--- Begin Data for this task ---

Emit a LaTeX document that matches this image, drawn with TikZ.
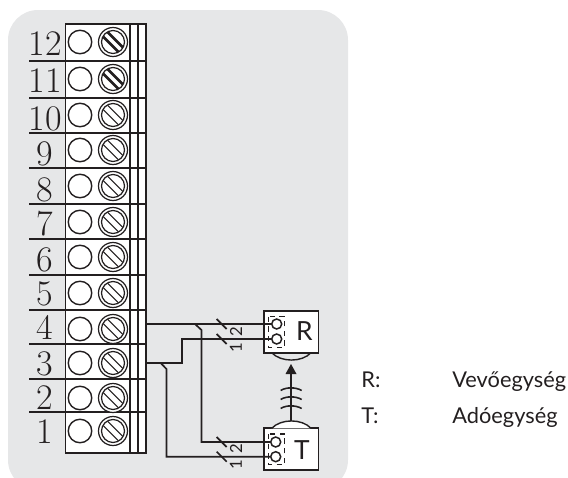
\documentclass[tikz,border=0pt]{standalone}
\usepackage{fontspec}
\newfontfamily\unitfont{Lato}
\newfontfamily\rowfont{Latin Modern Roman}
\usepackage{xcolor}
\definecolor{panel}{HTML}{E6E7E8}
\definecolor{ink}{HTML}{231F20}
\tikzset{
  wire/.style={draw=ink, line width=0.95pt},
  termhole/.style={circle, draw=ink, fill=white, line width=0.8pt, minimum size=0.47cm, inner sep=0pt},
  rowlabel/.style={anchor=base, inner sep=0pt, font=\rowfont\fontsize{20.5}{22}\selectfont, text=ink},
  pin/.style={circle, draw=ink, fill=white, line width=0.85pt, minimum size=0.2cm, inner sep=0pt},
  unitbox/.style={rectangle, draw=ink, fill=white, line width=1pt, minimum width=1.09cm, minimum height=0.84cm, inner sep=0pt},
  unitname/.style={inner sep=0pt, font=\unitfont\fontsize{15}{16}\selectfont, text=ink},
  wirecount/.style={rotate=90, inner sep=0pt, font=\unitfont\fontsize{9.5}{10}\selectfont, text=ink},
  legend/.style={anchor=base west, inner sep=0pt, font=\unitfont\fontsize{12.4}{15}\selectfont, text=ink}
}
\begin{document}
\begin{tikzpicture}[x=0.02cm, y=-0.02cm]
    \useasboundingbox (0,0) rectangle (568,477);
    \fill[panel, rounded corners=0.6cm] (8,10) rectangle (348,490);

    % terminal block
    \draw[fill=white, line width=1pt, draw=ink] (65.5,24) rectangle (146,453);
    \draw[wire] (130,24) -- (130,453);
    \draw[wire] (138,24) -- (138,453);
    \foreach \ly in {61,98,133,168,204,239,275,310,344,379,412}
        \draw[wire] (29,\ly) -- (146,\ly);

    \foreach \n/\cy/\by in {12/42/55, 11/79/92, 10/115/130, 9/150/165, 8/186/201.5, 7/222/235, 6/257/271.5, 5/293/305, 4/329/339, 3/363/375.5, 2/398/409.5, 1/431/443} {
        \node[rowlabel] (lab\n) at (45,\by) {\n};
        \node[termhole] (hole\n) at (80,\cy) {};
        \draw[ink, fill=white, line width=0.7pt] (113,\cy) circle (14.5);
        \draw[ink, line width=0.7pt] (113,\cy) circle (11.5);
        \draw[ink, line width=0.6pt] (103.3,\cy-5.3) -- (118.3,\cy+9.7);
        \draw[ink, line width=0.6pt] (107.7,\cy-9.7) -- (122.7,\cy+5.3);
    }
    \foreach \cy in {42,79} {
        \draw[ink, line width=1.5pt] (103.3,\cy-5.3) -- (118.3,\cy+9.7);
        \draw[ink, line width=1.5pt] (107.7,\cy-9.7) -- (122.7,\cy+5.3);
    }

    % units
    \node[unitbox] (unitR) at (291.3,331.7) {};
    \node[unitbox] (unitT) at (291.3,449.3) {};
    \node[unitname] (txtR) at (304.5,331.5) {R};
    \node[unitname] (txtT) at (302,449.8) {T};
    \node[pin] (r1) at (276.7,324) {};
    \node[pin] (r2) at (276.7,339) {};
    \node[pin] (t1) at (275.7,442) {};
    \node[pin] (t2) at (275.7,456.7) {};
    \draw[ink, line width=0.6pt, dash pattern=on 3pt off 2.5pt] (268.7,316.7) rectangle (284.7,347.3);
    \draw[ink, line width=0.6pt, dash pattern=on 3pt off 2.5pt] (268.7,434) rectangle (284.7,464.7);

    % wires
    \coordinate (out4) at (146,324);
    \coordinate (out3) at (146,363);
    \coordinate (tap4) at (195,324);
    \coordinate (tap3) at (160.7,363);
    \draw[wire] (out4) -- (r1);
    \draw[wire] (out3) -- (182,363) -- (182,339) -- (r2);
    \draw[wire] (tap4) -- (201.5,330) -- (201.5,442) -- (t1);
    \draw[wire] (tap3) -- (166.5,369) -- (166.5,456.7) -- (t2);

    \foreach \sy/\nm/\ly in {324/2/332, 339/1/348, 442/2/449, 456.7/1/465} {
        \draw[ink, line width=1pt] (216.7,\sy-5) -- (226.7,\sy+5);
        \node[wirecount] at (236,\ly) {\nm};
    }

    % radio link
    \draw[ink, line width=0.8pt] (271.7,352.7) .. controls (281,362.5) and (302,362.5) .. (311,352.7);
    \draw[ink, fill=white, line width=0.8pt] (271.7,428.3) .. controls (281,418.5) and (302,418.5) .. (311,428.3);
    \coordinate (linkfoot) at (291,421);
    \coordinate (linktip) at (291,374);
    \draw[wire] (linkfoot) -- (linktip);
    \fill[ink] (291,364) -- (296.5,374) -- (285.5,374) -- cycle;
    \foreach \wy in {389,398,407}
        \draw[ink, line width=0.9pt] (280.7,\wy+1.5) .. controls (286,\wy-2) and (296,\wy-2) .. (301.7,\wy+1.5);

    % legend
    \node[legend] (keyR) at (361,387) {R:};
    \node[legend] (valR) at (452,387) {Vevőegység};
    \node[legend] (keyT) at (361,423) {T:};
    \node[legend] (valT) at (452,423) {Adóegység};
\end{tikzpicture}
\end{document}
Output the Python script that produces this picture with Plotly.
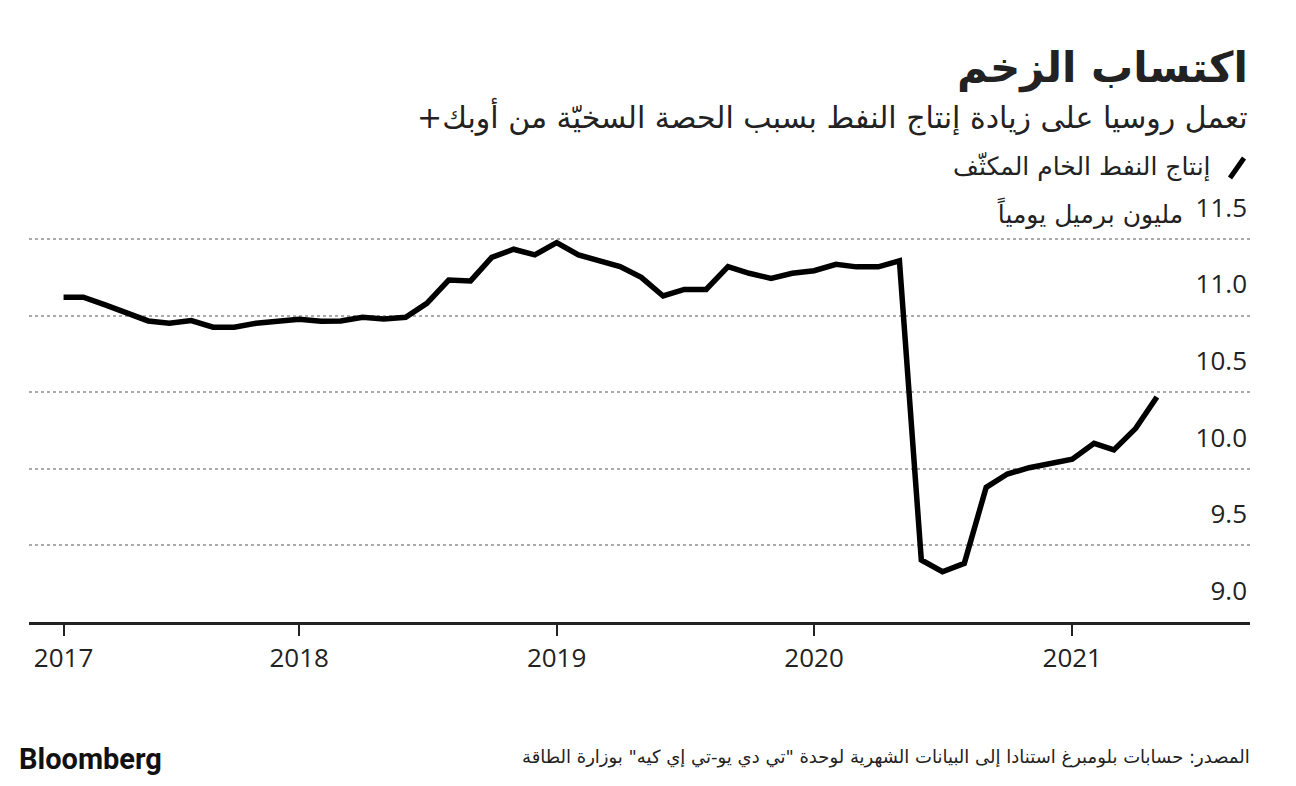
import plotly.graph_objects as go
import pandas as pd

# إنتاج النفط الخام المكثّف (مليون برميل يومياً), شهري فبراير 2017 - مايو 2021
months = pd.date_range("2017-02-01", "2021-05-01", freq="MS")
production = [
    11.12, 11.12, 11.07, 11.015, 10.965, 10.95, 10.967, 10.924, 10.924, 10.95, 10.963,
    10.976, 10.963, 10.965, 10.989, 10.978, 10.989, 11.08, 11.232, 11.226, 11.38, 11.433,
    11.396, 11.476, 11.396, 11.358, 11.32, 11.25, 11.128, 11.171, 11.171, 11.319, 11.276,
    11.243, 11.276, 11.293, 11.335, 11.318, 11.318, 11.358, 9.405, 9.328, 9.383, 9.879,
    9.966, 10.007, 10.036, 10.062, 10.166, 10.123, 10.264, 10.469,
]

year_ticks = ["2017-02-01", "2018-01-01", "2019-01-01", "2020-01-01", "2021-01-01"]
year_labels = ["2017", "2018", "2019", "2020", "2021"]
y_ticks = [9.0, 9.5, 10.0, 10.5, 11.0, 11.5]
y_labels = ["9.0", "9.5", "10.0", "10.5", "11.0", "11.5"]

RLM = "\u200f"
title = "اكتساب الزخم"
subtitle = "تعمل روسيا على زيادة إنتاج النفط بسبب الحصة السخيّة من أوبك+" + RLM
series_name = "إنتاج النفط الخام المكثّف"
unit = "مليون برميل يومياً"
source = 'المصدر: حسابات بلومبرغ استنادا إلى البيانات الشهرية لوحدة "تي دي يو-تي إي كيه" بوزارة الطاقة'

FONT = "Open Sans, DejaVu Sans, sans-serif"
AR_FONT = "DejaVu Sans, sans-serif"

fig = go.Figure()
fig.add_trace(go.Scatter(
    x=months, y=production, mode="lines", name=series_name,
    line=dict(color="#000000", width=5.5), hoverinfo="skip",
))

# الصفحة تضيف هامش 8 بكسل حول الرسم؛ منطقة الرسم من y=180 إلى y=622 على الشاشة
fig.update_layout(
    width=1288, height=778,
    margin=dict(l=21, r=46, t=172, b=164),
    paper_bgcolor="white", plot_bgcolor="white",
    showlegend=False,
    font=dict(family=FONT, color="#222222"),
    xaxis=dict(
        range=["2016-12-14", "2021-09-10"],
        tickvals=year_ticks, ticktext=year_labels,
        ticks="outside", ticklen=11, tickwidth=1.5, tickcolor="#222222",
        showline=True, linecolor="#222222", linewidth=2.5,
        showgrid=False, zeroline=False,
        tickfont=dict(size=26, color="#222222"),
    ),
    yaxis=dict(
        range=[9.0, 11.885], side="right",
        tickvals=y_ticks, ticktext=y_labels,
        ticklabelposition="inside top", ticklabelshift=-13, ticks="",
        showgrid=True, gridcolor="#aaaaaa", griddash="dot", gridwidth=1.5,
        zeroline=False, showline=False,
        tickfont=dict(size=26, color="#222222"),
    ),
)

# مواضع النصوص بالبكسل على الشاشة ثم تحويلها إلى إحداثيات الورقة
PLOT_L, PLOT_R, PLOT_T, PLOT_B = 29, 1250, 180, 622


def px_x(x):
    return (x - PLOT_L) / (PLOT_R - PLOT_L)


def px_y(y):
    return (PLOT_B - y) / (PLOT_B - PLOT_T)


ann = [
    dict(text="<b>" + title + "</b>", x=1250, y=68, size=42),
    dict(text=subtitle, x=1250, y=116, size=30),
    dict(text=series_name, x=1213, y=167, size=25),
    dict(text=unit, x=1185, y=213, size=25),
    dict(text=source, x=1252, y=757, size=18),
]
for a in ann:
    fig.add_annotation(
        text=a["text"], x=px_x(a["x"]), y=px_y(a["y"]), xref="paper", yref="paper",
        xanchor="right", yanchor="middle", showarrow=False,
        font=dict(family=AR_FONT, size=a["size"], color="#222222"),
    )

fig.add_annotation(
    text="<b>Bloomberg</b>", x=px_x(17), y=px_y(759), xref="paper", yref="paper",
    xanchor="left", yanchor="middle", showarrow=False,
    font=dict(family="Roboto, Arial, sans-serif", size=29, color="#111111"),
)

# رمز السلسلة
fig.add_shape(
    type="line", xref="paper", yref="paper",
    x0=px_x(1230), y0=px_y(178), x1=px_x(1244), y1=px_y(158),
    line=dict(color="#000000", width=5),
)

fig.write_html("out.html")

--- End Data for this task ---

### Task to carry out
Starting at the top of the listing above, reproduce each line up to and including the one with "(29,\ly) -- (146,\ly);"; omit the pictures.

### Finished answer
Emit a LaTeX document that matches this image, drawn with TikZ.
\documentclass[tikz,border=0pt]{standalone}
\usepackage{fontspec}
\newfontfamily\unitfont{Lato}
\newfontfamily\rowfont{Latin Modern Roman}
\usepackage{xcolor}
\definecolor{panel}{HTML}{E6E7E8}
\definecolor{ink}{HTML}{231F20}
\tikzset{
  wire/.style={draw=ink, line width=0.95pt},
  termhole/.style={circle, draw=ink, fill=white, line width=0.8pt, minimum size=0.47cm, inner sep=0pt},
  rowlabel/.style={anchor=base, inner sep=0pt, font=\rowfont\fontsize{20.5}{22}\selectfont, text=ink},
  pin/.style={circle, draw=ink, fill=white, line width=0.85pt, minimum size=0.2cm, inner sep=0pt},
  unitbox/.style={rectangle, draw=ink, fill=white, line width=1pt, minimum width=1.09cm, minimum height=0.84cm, inner sep=0pt},
  unitname/.style={inner sep=0pt, font=\unitfont\fontsize{15}{16}\selectfont, text=ink},
  wirecount/.style={rotate=90, inner sep=0pt, font=\unitfont\fontsize{9.5}{10}\selectfont, text=ink},
  legend/.style={anchor=base west, inner sep=0pt, font=\unitfont\fontsize{12.4}{15}\selectfont, text=ink}
}
\begin{document}
\begin{tikzpicture}[x=0.02cm, y=-0.02cm]
    \useasboundingbox (0,0) rectangle (568,477);
    \fill[panel, rounded corners=0.6cm] (8,10) rectangle (348,490);

    % terminal block
    \draw[fill=white, line width=1pt, draw=ink] (65.5,24) rectangle (146,453);
    \draw[wire] (130,24) -- (130,453);
    \draw[wire] (138,24) -- (138,453);
    \foreach \ly in {61,98,133,168,204,239,275,310,344,379,412}
        \draw[wire] (29,\ly) -- (146,\ly);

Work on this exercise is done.